The first line of these logs contain the exception type, e.g. java.lang.NullPointerException.
We monitor these exceptions types via OpenSearch dashboards.

Our current approach is to use a scripted field in OpenSearch to extract the exception type from the stack trace:

def stacktrace = params._source['stacktrace'];

if (stacktrace !=null && stacktrace.size() > 0){
 def m = /\s*((?:\w*\.)*\w*Exception).*/m.matcher(stacktrace[0]);
 if (m.matches()){
     return m.group(1);
 }
}

The scripted field extracts via a regular expression the exception type from the first line of the stacktrace field.

This approach has several disadvantages:

  • Everyone who wants to monitor the exceptions type needs to re-implement such an exceptions type extraction, in her/his specific logging environment.

  • Scripted fields are executed on the fly during request time and are per se slower than regular fields.
    Since a regular expression needs to be used in this case, the request runs into request timeouts if longer evaluation periods are selected in OpenSearch (e.g. > 7 days).

  • This scripted field needs to use the params._source parameter, in order to have the original order of the stack trace entries.
    This params._source parameteris not available for filters, so it cannot be filtered byexception_type`.
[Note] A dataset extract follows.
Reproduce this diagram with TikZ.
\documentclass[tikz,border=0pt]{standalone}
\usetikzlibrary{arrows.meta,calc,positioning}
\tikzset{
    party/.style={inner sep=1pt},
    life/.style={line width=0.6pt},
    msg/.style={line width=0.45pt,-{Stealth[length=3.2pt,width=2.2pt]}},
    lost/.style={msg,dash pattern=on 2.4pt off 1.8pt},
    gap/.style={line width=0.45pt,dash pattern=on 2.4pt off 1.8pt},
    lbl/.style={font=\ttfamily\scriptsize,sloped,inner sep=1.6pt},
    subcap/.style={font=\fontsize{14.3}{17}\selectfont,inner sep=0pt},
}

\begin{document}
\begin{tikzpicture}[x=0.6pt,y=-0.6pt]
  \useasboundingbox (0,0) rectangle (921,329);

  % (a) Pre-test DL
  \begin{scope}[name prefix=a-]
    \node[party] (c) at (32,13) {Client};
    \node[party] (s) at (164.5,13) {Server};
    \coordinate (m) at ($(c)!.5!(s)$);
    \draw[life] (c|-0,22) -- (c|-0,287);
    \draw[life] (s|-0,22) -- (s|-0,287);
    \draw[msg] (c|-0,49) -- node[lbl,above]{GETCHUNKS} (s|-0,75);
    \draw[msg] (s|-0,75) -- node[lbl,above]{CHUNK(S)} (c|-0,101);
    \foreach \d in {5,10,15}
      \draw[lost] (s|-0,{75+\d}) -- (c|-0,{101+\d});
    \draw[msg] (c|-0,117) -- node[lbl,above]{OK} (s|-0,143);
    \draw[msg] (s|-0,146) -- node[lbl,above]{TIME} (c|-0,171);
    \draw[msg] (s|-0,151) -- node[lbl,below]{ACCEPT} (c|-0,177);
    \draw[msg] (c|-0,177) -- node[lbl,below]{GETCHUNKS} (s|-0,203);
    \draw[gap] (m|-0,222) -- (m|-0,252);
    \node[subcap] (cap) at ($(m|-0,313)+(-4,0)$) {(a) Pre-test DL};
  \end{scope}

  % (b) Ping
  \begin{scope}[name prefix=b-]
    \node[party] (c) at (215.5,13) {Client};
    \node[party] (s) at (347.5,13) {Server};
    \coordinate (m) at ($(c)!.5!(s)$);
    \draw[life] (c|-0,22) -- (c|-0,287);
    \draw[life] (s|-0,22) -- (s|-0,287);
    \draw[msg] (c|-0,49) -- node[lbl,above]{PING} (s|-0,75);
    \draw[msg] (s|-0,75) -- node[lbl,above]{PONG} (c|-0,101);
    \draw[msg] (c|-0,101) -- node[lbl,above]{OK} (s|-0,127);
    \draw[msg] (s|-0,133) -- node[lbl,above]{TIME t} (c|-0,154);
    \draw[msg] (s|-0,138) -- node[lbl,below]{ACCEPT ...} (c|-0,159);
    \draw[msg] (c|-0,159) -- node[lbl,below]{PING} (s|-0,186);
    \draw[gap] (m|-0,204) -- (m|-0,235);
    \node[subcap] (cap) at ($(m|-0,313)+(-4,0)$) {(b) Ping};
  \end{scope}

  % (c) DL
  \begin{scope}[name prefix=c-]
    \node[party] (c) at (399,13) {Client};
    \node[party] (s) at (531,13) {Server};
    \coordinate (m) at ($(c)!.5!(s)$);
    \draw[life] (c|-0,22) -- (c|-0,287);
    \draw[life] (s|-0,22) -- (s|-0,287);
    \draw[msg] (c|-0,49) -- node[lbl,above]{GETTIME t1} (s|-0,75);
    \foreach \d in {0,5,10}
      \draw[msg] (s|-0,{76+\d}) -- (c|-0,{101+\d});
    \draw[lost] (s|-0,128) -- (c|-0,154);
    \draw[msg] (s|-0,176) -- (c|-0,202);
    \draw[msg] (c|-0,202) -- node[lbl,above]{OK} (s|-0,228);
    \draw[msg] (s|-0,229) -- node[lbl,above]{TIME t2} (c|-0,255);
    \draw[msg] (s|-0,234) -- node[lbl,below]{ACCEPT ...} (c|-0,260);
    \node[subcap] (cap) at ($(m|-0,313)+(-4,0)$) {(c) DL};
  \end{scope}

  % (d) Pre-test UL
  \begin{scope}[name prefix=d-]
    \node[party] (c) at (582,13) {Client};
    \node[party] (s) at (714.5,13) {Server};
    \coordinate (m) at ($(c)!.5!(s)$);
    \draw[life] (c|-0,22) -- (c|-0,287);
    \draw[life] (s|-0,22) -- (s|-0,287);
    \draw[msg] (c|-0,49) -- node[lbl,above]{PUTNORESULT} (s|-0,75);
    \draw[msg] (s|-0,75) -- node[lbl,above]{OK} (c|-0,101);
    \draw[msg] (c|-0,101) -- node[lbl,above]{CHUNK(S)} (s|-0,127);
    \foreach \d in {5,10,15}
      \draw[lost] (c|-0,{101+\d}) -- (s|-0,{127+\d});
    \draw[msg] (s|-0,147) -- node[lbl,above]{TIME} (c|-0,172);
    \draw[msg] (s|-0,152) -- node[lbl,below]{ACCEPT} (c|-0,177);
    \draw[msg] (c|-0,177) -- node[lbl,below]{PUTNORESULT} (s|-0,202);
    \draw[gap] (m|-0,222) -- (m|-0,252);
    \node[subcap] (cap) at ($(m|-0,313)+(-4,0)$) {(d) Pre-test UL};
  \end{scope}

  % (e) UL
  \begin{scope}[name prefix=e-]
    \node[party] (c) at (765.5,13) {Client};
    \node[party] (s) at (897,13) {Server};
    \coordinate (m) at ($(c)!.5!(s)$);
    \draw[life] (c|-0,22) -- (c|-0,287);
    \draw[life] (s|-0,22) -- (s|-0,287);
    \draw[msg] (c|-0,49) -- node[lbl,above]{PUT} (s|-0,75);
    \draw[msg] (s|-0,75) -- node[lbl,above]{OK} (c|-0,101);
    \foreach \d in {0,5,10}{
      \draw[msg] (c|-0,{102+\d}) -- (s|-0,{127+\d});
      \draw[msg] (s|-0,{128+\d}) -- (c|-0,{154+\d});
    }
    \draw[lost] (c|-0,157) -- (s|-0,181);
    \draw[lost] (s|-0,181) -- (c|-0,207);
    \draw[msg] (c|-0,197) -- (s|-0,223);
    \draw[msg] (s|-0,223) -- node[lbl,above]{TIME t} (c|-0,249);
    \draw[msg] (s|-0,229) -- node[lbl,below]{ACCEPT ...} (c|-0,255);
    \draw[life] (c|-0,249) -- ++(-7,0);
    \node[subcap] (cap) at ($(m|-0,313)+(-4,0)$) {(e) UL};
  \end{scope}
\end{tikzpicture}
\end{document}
Thanks for submitting this issue. I understand, you want to add throwable.getClass().getName() of the encountered throwable/exception, don't you? At least, this is, what the Opentelemetry Java Agent would do in its Logback Appender. Would it make sense to add the message of the throwable as well, while we are at it? Both, the class name and the message would only be taken from the first exception of the stacktrace with that approach. Would that be sufficient for you?

Yes, the field should contain the throwable.getClass().getName()
Sorry, I forgot that the library has access to the throwable object and doesn't need to do some "regex magic".

Yes, it would actually make sense to add throwable.getMessage() in separate field as well.
This would allow us to monitor/count unique exceptions (with different messages).

@KaiHofstetter: Please have a look, if #161 meets your requirements.